Q: Are Bitcoin ETFs safer than holding Bitcoin directly?

A: For many investors, yes. ETFs eliminate risks related to wallet security, private key management, and exchange vulnerabilities. However, they introduce counterparty risk (relying on fund managers and custodians) and ongoing fees.

Q: Can I convert my ETF shares into actual Bitcoin?

A: No. Unlike some ETPs offered outside the U.S., most approved U.S.-based spot Bitcoin ETFs do not allow shareholders to redeem shares for physical Bitcoin.

Q: Do Bitcoin ETFs pay dividends?

A: No. Since Bitcoin does not generate income, these funds do not distribute dividends. Returns are based solely on price appreciation.

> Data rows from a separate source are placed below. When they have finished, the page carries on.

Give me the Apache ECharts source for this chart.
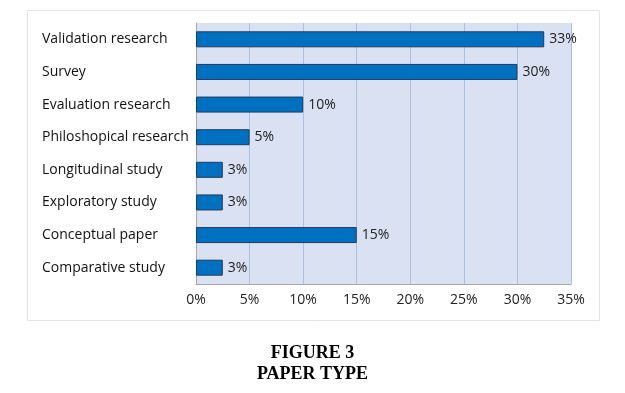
<!DOCTYPE html>
<html>
<head>
<meta charset="utf-8">
<script src="https://cdn.jsdelivr.net/npm/echarts@6/dist/echarts.min.js"></script>
<style>
html,body{margin:0;padding:0;background:#fff;}
#c{width:625px;height:393px;}
</style>
</head>
<body>
<div id="c"></div>
<script>
const categories = ["Validation research","Survey","Evaluation research","Philoshopical research","Longitudinal study","Exploratory study","Conceptual paper","Comparative study"];
const values = [32.5, 30, 10, 5, 2.5, 2.5, 15, 2.5];
const valueLabels = ["33%","30%","10%","5%","3%","3%","15%","3%"];
const titleLines = ["FIGURE 3","PAPER TYPE"];

const chart = echarts.init(document.getElementById('c'), null, {renderer:'canvas'});
const font = "'Open Sans', 'Noto Sans', sans-serif";
chart.setOption({
  animation:false,
  backgroundColor:'#ffffff',
  title:{
    text: titleLines.join('\n'),
    left:'center', top:338,
    textStyle:{fontFamily:"'Liberation Serif', 'Times New Roman', serif", fontWeight:'bold', fontSize:18, color:'#000', lineHeight:21}
  },
  graphic:[{type:'rect', shape:{x:27.5,y:10.5,width:572,height:310}, style:{fill:'none', stroke:'#e4e4e4', lineWidth:1}, z:-10}],
  grid:{left:196, right:54, top:23, bottom:109, show:true, backgroundColor:'#D9E1F2', borderWidth:0},
  xAxis:{
    type:'value', min:0, max:35, interval:5,
    axisLine:{show:true, lineStyle:{color:'#A6A6A6', width:1}},
    axisTick:{show:false},
    axisLabel:{formatter:'{value}%', fontFamily:font, fontSize:14, color:'#222', margin:9},
    splitLine:{show:true, lineStyle:{color:'#A9BFE3', width:1}}
  },
  yAxis:{
    type:'category', data:categories, inverse:true,
    axisLine:{show:true, lineStyle:{color:'#A6A6A6', width:1}},
    axisTick:{show:false},
    axisLabel:{align:'left', margin:154, fontFamily:font, fontSize:14, color:'#111'}
  },
  series:[{
    type:'bar', data:values, barWidth:16,
    itemStyle:{color:'#0070C0', borderColor:'#1F3A5F', borderWidth:1},
    label:{show:true, position:'right', distance:5, fontFamily:font, fontSize:14, color:'#222',
      formatter:p=>valueLabels[p.dataIndex]}
  }]
});
</script>
</body>
</html>
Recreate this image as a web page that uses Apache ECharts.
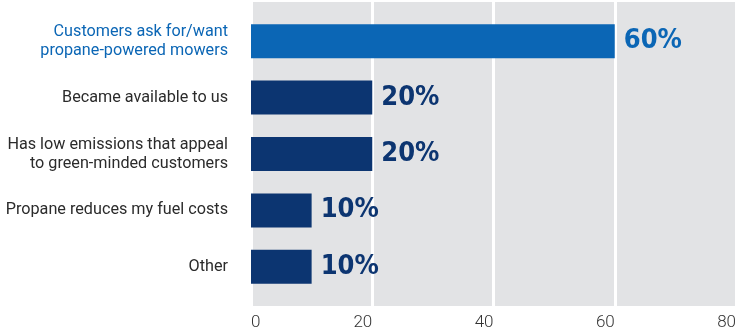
<!DOCTYPE html>
<html><head><meta charset="utf-8">
<script src="https://cdn.jsdelivr.net/npm/echarts@6/dist/echarts.min.js"></script>
<style>html,body{margin:0;padding:0;background:#fff}#c{width:738px;height:332px}</style>
</head><body><div id="c"></div>
<script>
const categories = ["Customers ask for/want\npropane-powered mowers", "Became available to us", "Has low emissions that appeal\nto green-minded customers", "Propane reduces my fuel costs", "Other"];
const values = [60, 20, 20, 10, 10];
const highlightIndex = 0;
const xTicks = [0, 20, 40, 60, 80];

const BLUE = '#0b66b5', NAVY = '#0c3571', TXT = '#2b2b2b';
const chart = echarts.init(document.getElementById('c'));
chart.setOption({
  animation: false,
  grid: [
    {left: 251, right: 2, top: 2, bottom: 26, show: true, backgroundColor: '#e2e3e5', borderWidth: 0, outerBoundsMode: 'none', containLabel: false},
    {left: 251, right: 2, top: 13, height: 282, outerBoundsMode: 'none', containLabel: false}
  ],
  xAxis: [
    {gridIndex: 0, type: 'value', min: xTicks[0], max: xTicks[xTicks.length-1], interval: 20,
     axisLine: {show: false}, axisTick: {show: false},
     splitLine: {show: true, lineStyle: {color: '#ffffff', width: 3}},
     axisLabel: {color: '#333', fontFamily: 'Roboto', fontWeight: 300, fontSize: 17, margin: 8,
       align: 'right', alignMinLabel: 'left', alignMaxLabel: 'right'}},
    {gridIndex: 1, type: 'value', min: xTicks[0], max: xTicks[xTicks.length-1], show: false}
  ],
  yAxis: [
    {gridIndex: 0, type: 'category', data: ['a'], show: false},
    {gridIndex: 1, type: 'category', data: categories, inverse: true,
     axisLine: {show: false}, axisTick: {show: false},
     axisLabel: {margin: 23, fontFamily: 'Roboto', fontSize: 16.2, lineHeight: 19,
       color: (v, i) => i === highlightIndex ? BLUE : TXT}}
  ],
  series: [{
    type: 'bar', xAxisIndex: 1, yAxisIndex: 1, barWidth: 34,
    data: values.map((v, i) => ({value: v,
      itemStyle: {color: i === highlightIndex ? BLUE : NAVY},
      label: {color: i === highlightIndex ? BLUE : NAVY}})),
    label: {show: true, position: 'right', distance: 9, formatter: '{c}%',
      fontFamily: '"DejaVu Sans Condensed", "Roboto Condensed", sans-serif', fontWeight: 'bold', fontSize: 27}
  }]
});
</script></body></html>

Q: How do I buy a Bitcoin ETF?

A: You can purchase shares through any brokerage platform that offers stock trading—such as Fidelity, Charles Schwab, or Robinhood—using your standard investment account.

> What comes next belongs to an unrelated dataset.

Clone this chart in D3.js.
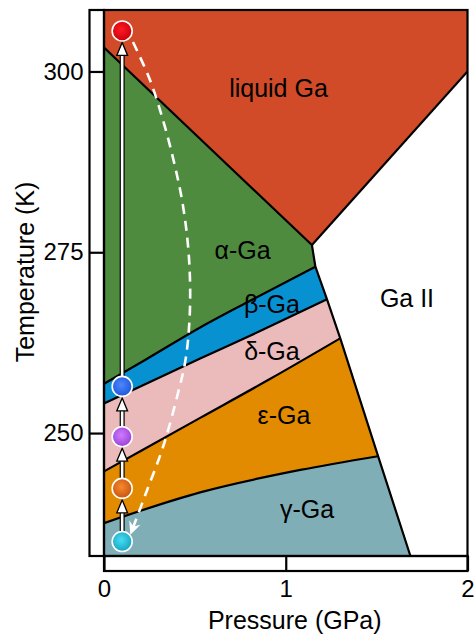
<!DOCTYPE html>
<html><head><meta charset="utf-8">
<script src="https://cdn.jsdelivr.net/npm/d3@7"></script>
<style>html,body{margin:0;padding:0;background:#fff;}svg{display:block;font-family:"Liberation Sans",Arial,Helvetica,sans-serif;}</style>
</head><body>
<svg id="c" width="475" height="637"></svg>
<script>
// ---- data ----
const xTicks = [0, 1, 2];
const yTicks = [250, 275, 300];
const xDomain = [0, 2];
const yDomain = [233, 308.5];
// phase boundaries [P (GPa), T (K)]
const liquidAlpha = [[0, 303.3], [1.144, 276.0]];
const liquidGaII = [[1.144, 276.0], [2, 300.0]];
const gaIIBoundary = [[1.144, 276.0], [1.163, 273.0], [1.227, 268.5], [1.30, 263.1], [1.508, 246.8], [1.686, 233.0]];
const alphaBeta = [[0, 256.8], [0.226, 260.1], [0.529, 264.6], [0.804, 268.3], [1.163, 273.0]];
const betaDelta = [[0, 254.1], [0.529, 260.3], [0.85, 264.0], [1.227, 268.5]];
const deltaEps = [[0, 244.7], [0.529, 252.1], [0.915, 257.5], [1.30, 263.1]];
const epsGamma = [[0, 237.55], [0.529, 241.8], [1.08, 244.9], [1.508, 246.8]];
// phase names and label anchors
const phaseNames = ["liquid Ga", "α-Ga", "β-Ga", "δ-Ga", "ε-Ga", "γ-Ga", "Ga II"];
const labelP = [0.960, 0.762, 0.924, 0.924, 0.990, 1.117, 1.667];
const labelT = [296.5, 274.0, 266.6, 260.1, 251.25, 238.25, 267.4];
// measurement points
const stepP = 0.1;
const stepT = [235.0, 242.35, 249.5, 256.45, 305.6];
// dashed path (cooling)
const dashedPath = [[0.1596, 304.07], [0.2531, 298.82], [0.3246, 293.29], [0.3824, 287.76], [0.4292, 282.23], [0.4594, 276.69], [0.4732, 271.16], [0.4704, 265.63], [0.4484, 260.10], [0.4017, 254.99], [0.3246, 248.07], [0.2311, 241.71], [0.1486, 236.18]];

// ---- styles ----
const phaseColors = {liquid: "#D14B28", alpha: "#4F8B3F", beta: "#0791D1", delta: "#EBBBBB", eps: "#E38B00", gamma: "#7FAEB6"};
const stepColors = [["#4ADCF2", "#12A3C2"], ["#F58A2E", "#C8520E"], ["#CE7CFF", "#9A3FD8"], ["#4C88FF", "#1E55DA"], ["#FF1A22", "#C8000C"]];

const svg = d3.select("#c");
const x = d3.scaleLinear().domain(xDomain).range([104, 467.5]);
const y = d3.scaleLinear().domain(yDomain).range([556, 10]);

const defs = svg.append("defs");
defs.append("clipPath").attr("id", "plotclip").append("rect")
  .attr("x", x(0)).attr("y", y(yDomain[1])).attr("width", x(2) - x(0)).attr("height", y(yDomain[0]) - y(yDomain[1]));
stepColors.forEach((c, i) => {
  const g = defs.append("radialGradient").attr("id", "g" + i).attr("cx", "45%").attr("cy", "42%").attr("r", "60%");
  g.append("stop").attr("offset", "0%").attr("stop-color", c[0]);
  g.append("stop").attr("offset", "100%").attr("stop-color", c[1]);
});
defs.append("marker").attr("id", "dh").attr("viewBox", "-12 -7 15 14")
  .attr("markerWidth", 15).attr("markerHeight", 14).attr("refX", 0).attr("refY", 0)
  .attr("orient", "auto").attr("markerUnits", "userSpaceOnUse")
  .append("path").attr("d", "M2,0 L-11,-6 L-7,0 L-11,6Z").attr("fill", "#fff");

const curved = d3.line().x(d => x(d[0])).y(d => y(d[1])).curve(d3.curveMonotoneX);
const straight = d3.line().x(d => x(d[0])).y(d => y(d[1]));
const rev = a => a.slice().reverse();
const join = parts => parts.map((p, i) => i ? p.replace(/^M/, "L") : p).join("") + "Z";

const plot = svg.append("g").attr("clip-path", "url(#plotclip)");
const regions = [
  [phaseColors.liquid, join([straight([[0, yDomain[1]], [2, yDomain[1]], [2, 300.0]]), straight(rev(liquidGaII)), straight(rev(liquidAlpha))])],
  [phaseColors.alpha, join([straight(liquidAlpha), straight(gaIIBoundary.slice(0, 2)), curved(rev(alphaBeta))])],
  [phaseColors.beta, join([curved(alphaBeta), straight(gaIIBoundary.slice(1, 3)), curved(rev(betaDelta))])],
  [phaseColors.delta, join([curved(betaDelta), straight(gaIIBoundary.slice(2, 4)), curved(rev(deltaEps))])],
  [phaseColors.eps, join([curved(deltaEps), straight(gaIIBoundary.slice(3, 5)), curved(rev(epsGamma))])],
  [phaseColors.gamma, join([curved(epsGamma), straight(gaIIBoundary.slice(4, 6)), straight([[gaIIBoundary[5][0], yDomain[0]], [0, yDomain[0]]])])]
];
plot.selectAll("path.reg").data(regions).join("path").attr("class", "reg")
  .attr("d", d => d[1]).attr("fill", d => d[0]).attr("stroke", d => d[0]).attr("stroke-width", 0.6);

const lines = [[liquidAlpha, straight], [liquidGaII, straight], [gaIIBoundary, straight], [alphaBeta, curved], [betaDelta, curved], [deltaEps, curved], [epsGamma, curved]];
plot.selectAll("path.bd").data(lines).join("path").attr("class", "bd")
  .attr("d", d => d[1](d[0])).attr("fill", "none").attr("stroke", "#000").attr("stroke-width", 2.2).attr("stroke-linejoin", "round");

// labels
svg.append("g").selectAll("text").data(phaseNames).join("text")
  .attr("x", (d, i) => x(labelP[i])).attr("y", (d, i) => y(labelT[i]))
  .attr("text-anchor", "middle").attr("font-size", 25).attr("fill", "#000").text(d => d);

// dashed arrow
plot.append("path").attr("d", d3.line().x(d => x(d[0])).y(d => y(d[1])).curve(d3.curveCatmullRom.alpha(0.5))(dashedPath))
  .attr("fill", "none").attr("stroke", "#fff").attr("stroke-width", 2.6).attr("stroke-dasharray", "10,7")
  .attr("marker-end", "url(#dh)");

// up arrows between points
const r = 10;
const arrows = svg.append("g");
for (let i = 0; i < stepT.length - 1; i++) {
  const cx = x(stepP);
  const yb = y(stepT[i]) - r - 0.5;
  const yt = y(stepT[i + 1]) + r + 1.5;
  const hh = 13, hw = 5.4;
  arrows.append("line").attr("x1", cx).attr("x2", cx).attr("y1", yb).attr("y2", yt + hh - 1).attr("stroke", "#000").attr("stroke-width", 5);
  arrows.append("line").attr("x1", cx).attr("x2", cx).attr("y1", yb + 1).attr("y2", yt + hh - 1).attr("stroke", "#fff").attr("stroke-width", 2.6);
  arrows.append("path").attr("d", `M${cx},${yt}L${cx - hw},${yt + hh}L${cx + hw},${yt + hh}Z`)
    .attr("fill", "#fff").attr("stroke", "#000").attr("stroke-width", 1.3).attr("stroke-linejoin", "miter");
}
svg.append("g").selectAll("circle").data(stepT).join("circle")
  .attr("cx", x(stepP)).attr("cy", d => y(d)).attr("r", r)
  .attr("fill", (d, i) => `url(#g${i})`).attr("stroke", "#fff").attr("stroke-width", 1.6);

// frames
const fr = svg.append("g").attr("fill", "none").attr("stroke", "#000").attr("stroke-width", 2.2);
fr.append("rect").attr("x", x(0)).attr("y", y(yDomain[1])).attr("width", x(2) - x(0)).attr("height", y(yDomain[0]) - y(yDomain[1]));
fr.append("rect").attr("x", 89.5).attr("y", y(yDomain[1])).attr("width", x(0) - 89.5).attr("height", y(yDomain[0]) - y(yDomain[1]));
fr.append("rect").attr("x", x(0)).attr("y", y(yDomain[0])).attr("width", x(2) - x(0)).attr("height", 15);

// axes
const yAx = svg.append("g").attr("transform", `translate(${x(0)},0)`)
  .call(d3.axisLeft(y).tickValues(yTicks).tickSize(x(0) - 89.5).tickPadding(6).tickSizeOuter(0));
const xAx = svg.append("g").attr("transform", `translate(0,${y(yDomain[0])})`)
  .call(d3.axisBottom(x).tickValues(xTicks).tickSize(15).tickPadding(9).tickSizeOuter(0).tickFormat(d3.format("d")));
[yAx, xAx].forEach(a => {
  a.select(".domain").remove();
  a.selectAll(".tick line").attr("stroke", "#000").attr("stroke-width", 2.2);
  a.selectAll(".tick text").attr("font-size", 24).attr("fill", "#000").attr("font-family", "Liberation Sans, Arial, sans-serif");
});

// titles
svg.append("text").attr("x", (x(0) + x(2)) / 2 + 9).attr("y", 629).attr("text-anchor", "middle")
  .attr("font-size", 25).text("Pressure (GPa)");
svg.append("text").attr("transform", `translate(34,272) rotate(-90)`).attr("text-anchor", "middle")
  .attr("font-size", 25).text("Temperature (K)");
</script>
</body></html>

Q: What impact did the Grayscale court ruling have?

A: The D.C. Circuit Court ruled that the SEC applied inconsistent standards in rejecting Grayscale’s application while approving futures ETFs. This forced the SEC to reevaluate its position and ultimately approve multiple spot ETF filings.

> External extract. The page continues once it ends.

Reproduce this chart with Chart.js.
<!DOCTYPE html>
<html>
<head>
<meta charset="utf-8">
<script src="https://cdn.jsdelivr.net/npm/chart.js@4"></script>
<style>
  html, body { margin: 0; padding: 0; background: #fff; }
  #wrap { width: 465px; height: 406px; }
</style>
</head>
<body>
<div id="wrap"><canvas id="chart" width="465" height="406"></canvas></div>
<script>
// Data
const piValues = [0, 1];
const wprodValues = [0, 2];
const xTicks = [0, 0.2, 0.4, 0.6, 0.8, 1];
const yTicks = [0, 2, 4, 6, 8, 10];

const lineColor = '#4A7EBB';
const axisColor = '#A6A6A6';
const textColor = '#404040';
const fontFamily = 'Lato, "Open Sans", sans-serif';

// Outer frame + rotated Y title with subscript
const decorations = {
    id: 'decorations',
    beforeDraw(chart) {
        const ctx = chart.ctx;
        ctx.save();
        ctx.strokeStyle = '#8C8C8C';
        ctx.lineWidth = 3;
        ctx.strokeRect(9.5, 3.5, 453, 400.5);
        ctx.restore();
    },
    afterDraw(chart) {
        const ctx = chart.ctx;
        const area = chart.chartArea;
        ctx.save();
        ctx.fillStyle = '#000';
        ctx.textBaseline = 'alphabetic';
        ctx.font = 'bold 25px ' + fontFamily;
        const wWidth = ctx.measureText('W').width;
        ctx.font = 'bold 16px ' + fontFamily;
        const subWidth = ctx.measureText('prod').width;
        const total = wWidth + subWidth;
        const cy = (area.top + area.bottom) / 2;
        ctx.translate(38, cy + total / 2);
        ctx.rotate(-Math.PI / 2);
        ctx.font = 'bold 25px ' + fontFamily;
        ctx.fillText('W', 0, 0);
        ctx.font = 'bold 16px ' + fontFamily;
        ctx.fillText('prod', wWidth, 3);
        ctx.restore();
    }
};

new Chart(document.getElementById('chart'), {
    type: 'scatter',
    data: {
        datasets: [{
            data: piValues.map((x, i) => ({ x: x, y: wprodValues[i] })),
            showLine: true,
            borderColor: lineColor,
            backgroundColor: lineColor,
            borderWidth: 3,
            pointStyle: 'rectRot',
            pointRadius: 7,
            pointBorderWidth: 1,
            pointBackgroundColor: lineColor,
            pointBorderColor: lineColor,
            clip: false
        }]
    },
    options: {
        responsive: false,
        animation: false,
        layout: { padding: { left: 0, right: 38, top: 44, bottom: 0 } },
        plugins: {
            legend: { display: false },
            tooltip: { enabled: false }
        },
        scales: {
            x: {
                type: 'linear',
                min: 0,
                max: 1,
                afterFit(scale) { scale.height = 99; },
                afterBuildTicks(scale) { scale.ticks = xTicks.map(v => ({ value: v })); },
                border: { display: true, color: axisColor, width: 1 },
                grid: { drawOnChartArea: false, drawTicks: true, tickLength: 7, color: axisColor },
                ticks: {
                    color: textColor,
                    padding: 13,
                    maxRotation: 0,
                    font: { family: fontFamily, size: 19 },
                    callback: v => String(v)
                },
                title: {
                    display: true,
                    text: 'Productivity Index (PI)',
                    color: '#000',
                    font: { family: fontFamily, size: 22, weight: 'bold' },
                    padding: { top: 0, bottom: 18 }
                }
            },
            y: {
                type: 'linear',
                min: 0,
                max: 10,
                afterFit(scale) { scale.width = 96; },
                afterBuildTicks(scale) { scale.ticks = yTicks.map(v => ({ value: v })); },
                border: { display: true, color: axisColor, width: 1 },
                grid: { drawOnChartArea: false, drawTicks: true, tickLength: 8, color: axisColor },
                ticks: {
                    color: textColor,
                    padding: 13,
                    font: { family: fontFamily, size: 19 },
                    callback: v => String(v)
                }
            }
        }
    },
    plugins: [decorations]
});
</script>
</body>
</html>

Q: Are there tax differences between ETFs and direct ownership?

A: Yes. In the U.S., selling Bitcoin directly may trigger capital gains taxes per transaction. ETF sales are treated like stocks—subject to capital gains rules but without triggering taxable events for every network-level transaction.

The Road Ahead: Adoption and Innovation

With spot Bitcoin ETFs now live in the U.S., asset managers are reporting strong inflows—signaling sustained investor demand. Analysts predict that total assets under management could exceed $50 billion within two years.

Moreover, this approval may set a precedent for other crypto-based ETFs—including those tied to Ethereum and select altcoins—potentially expanding the digital asset ecosystem within regulated finance.

As infrastructure improves and custodial frameworks mature, we’re likely to see enhanced product offerings: lower fees, thematic crypto baskets, and even leveraged or inverse ETF variants.